At long last, Rupert Murdoch admits he was wrong about something

That something, of course, was the proposed book and Fox TV special, If I Did It, by Orenthal James Simpson. After over two dozen affiliates of the Fox network said they were not going to air the show and at least one book store chain said they had no intention of stockng the book on its shelves, Murdoch the self-proclaimed "billionaire tyrant" was forced to retract the concept and pulled the plug; offering a written apology to the Goldman and Brown families.

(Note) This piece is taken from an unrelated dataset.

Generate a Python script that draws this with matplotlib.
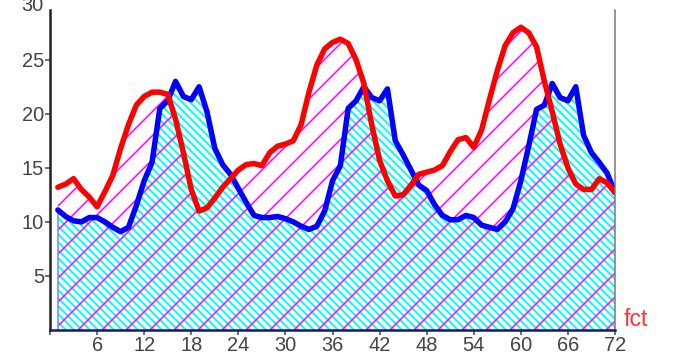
import matplotlib
matplotlib.use("Agg")
import matplotlib.pyplot as plt

# forecast hours
hours = list(range(1, 73))

red_vals = [13.2, 13.5, 14.0, 13.0, 12.3, 11.4, 12.8, 14.3, 16.8, 19.0,
            20.8, 21.6, 22.0, 22.0, 21.8, 19.5, 16.4, 13.0, 11.0, 11.3,
            12.2, 13.2, 14.0, 14.8, 15.3, 15.4, 15.2, 16.4, 17.0, 17.2,
            17.5, 19.0, 22.0, 24.5, 26.0, 26.6, 26.9, 26.5, 25.0, 22.8,
            19.0, 15.7, 13.8, 12.4, 12.5, 13.4, 14.4, 14.6, 14.8, 15.2,
            16.5, 17.6, 17.8, 16.9, 18.5, 21.3, 24.0, 26.3, 27.5, 28.0,
            27.5, 26.2, 23.0, 20.2, 17.2, 15.0, 13.5, 13.0, 13.0, 14.0,
            13.6, 12.7]

blue_vals = [11.1, 10.5, 10.1, 10.0, 10.4, 10.4, 10.0, 9.5, 9.1, 9.5,
             11.5, 13.8, 15.5, 20.5, 21.2, 23.0, 21.6, 21.3, 22.5, 20.2,
             16.8, 15.3, 14.4, 13.1, 11.8, 10.6, 10.4, 10.4, 10.5, 10.3,
             10.0, 9.6, 9.3, 9.6, 11.0, 13.8, 15.2, 20.5, 21.2, 22.5,
             21.5, 21.2, 22.3, 17.5, 16.2, 14.8, 13.4, 12.9, 11.6, 10.6,
             10.2, 10.2, 10.6, 10.4, 9.7, 9.5, 9.3, 10.0, 11.2, 13.8,
             17.0, 20.4, 20.8, 22.8, 21.5, 21.2, 22.5, 18.0, 16.4, 15.5,
             14.5, 12.7]

x_ticks = list(range(0, 73, 6))
x_labels = [""] + [str(t) for t in x_ticks[1:]]
y_ticks = [5, 10, 15, 20, 25]

plt.rcParams['font.family'] = ['Liberation Sans', 'DejaVu Sans']

fig = plt.figure(figsize=(675 / 72, 360 / 72), dpi=72)
ax = fig.add_axes([50 / 675, 30 / 360, 565 / 675, 320 / 360])

# blue area: dense cyan hatch
with plt.rc_context({'hatch.linewidth': 2.0}):
    ax.fill_between(hours, 0, blue_vals, facecolor='none', edgecolor='#00ffff',
                    hatch='\\\\\\', linewidth=0)
# red area: sparse magenta hatch
with plt.rc_context({'hatch.linewidth': 1.5}):
    ax.fill_between(hours, 0, red_vals, facecolor='none', edgecolor='#ff00ff',
                    hatch='/', linewidth=0)
ax.plot([1, 1], [0, blue_vals[0]], color='#6688ff', lw=1.5)

ax.plot(hours, blue_vals, color='#0000ff', lw=5.5, solid_joinstyle='round',
        solid_capstyle='round')
ax.plot(hours, red_vals, color='#ff0000', lw=5.5, solid_joinstyle='round',
        solid_capstyle='round')

ax.set_xlim(0, 72)
ax.set_ylim(0, 29.6)
ax.set_xticks(x_ticks)
ax.set_xticklabels(x_labels)
ax.set_yticks(y_ticks)
ax.tick_params(axis='both', labelsize=20, labelcolor='#444444', color='#444444',
               length=5, width=1.5, pad=1)

ax.spines['top'].set_visible(False)
ax.spines['left'].set_color('#222222')
ax.spines['left'].set_linewidth(2.5)
ax.spines['bottom'].set_color('#1a1a66')
ax.spines['bottom'].set_linewidth(2.5)
ax.spines['right'].set_color('#777777')
ax.spines['right'].set_linewidth(1.5)

# "30" label at the top, partly clipped by the figure edge as in the source
ax.text(-0.012, 30, "30", transform=ax.get_yaxis_transform(), ha='right',
        va='center', fontsize=20, color='#444444', clip_on=False)

fig.text(624 / 675, 1 - 320 / 360, "fct", color='#ff3333', fontsize=23,
         ha='left', va='center')

fig.savefig("out.png", dpi=72)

Frankly, I don't know if OJ did it or not. I lean towards not. But, that's not the point. The point here was a guy who wrote a book imagining how he might have done it. This isn't a mystery novel we're talking about. These are two real life people whose lives were cut down. They were friends ... they possibly might have had a special relationship, or just good buddies. Nicole Brown was by no means perfect (from some contemporary accounts at the time she fell in with the drug crowd), but she was also just trying to get on with her life after a pretty rocky marriage with the Juice. As for Ronald Goldman, he was totally innocent. All he was trying to do was return a pair of glasses that Nicole had left behind at a restaurant.

The criminal trial was a total disaster. Few if any remember the judges who presided over the trials of Charles Manson, Sam Berkowitz or Ted Bundy. But everyone still remembers Lance Ito; whose own wife got dragged into the sordid affair when the lead investigator, Mark Fuhrman, made some rather nasty remarks about her. In the end, Simpson got acquitted not because of his stellar legal team or the glove that didn't fit, but because the jury -- after meeting for just four hours -- were convinced his limo driver got his timing wrong about when he picked up OJ the next day. I guess that counts for reasonable doubt, but I don't think anyone thought he was going to be acquitted -- whether he was truly culpable or not.

We all know about the civil trial so I won't retread that. But here's what it comes down to. Any responsible person who was truly innocent would not exploit the murders of those he or she was accused of killing. After vindication, one would sue the government for malicious prosecution and spare no effort to find the real killers; or at least keep reminding people there was still a cold case. OJ didn't sue the LAPD, or the LA District Attorney; even though both dealt with evidence that was in part tampered with. He instead hit the golf course -- and by law his NFL pension of $25,000 a month is protected from the civil damage award levied against him. He'll only ever have to pay if he wins the jackpot in a lottery or casino and he's not that stupid.

Compare that to, say, Guy Paul Morin. After ten years, he was finally cleared of wrongdoing and eventually settled out of court for his legal expenses. The inquiry that followed revealed the cops to be truly inept in their investigation. He still appears occasionally to remind us all that the real killer of Christine Jessop is still out there. He's a real gentleman.

And for once, Rupert has proven he is one too. He actually just one time listened to the outrage of both conservatives and progressives and decided enough is enough.

OJ is not. Even if he's innocent, one doesn't just imagine how he would have killed two people. He would instead "work the refs" and try to get to the bottom of what really happened. The fact he hasn't tells me he is a freak, and people should treat him as such.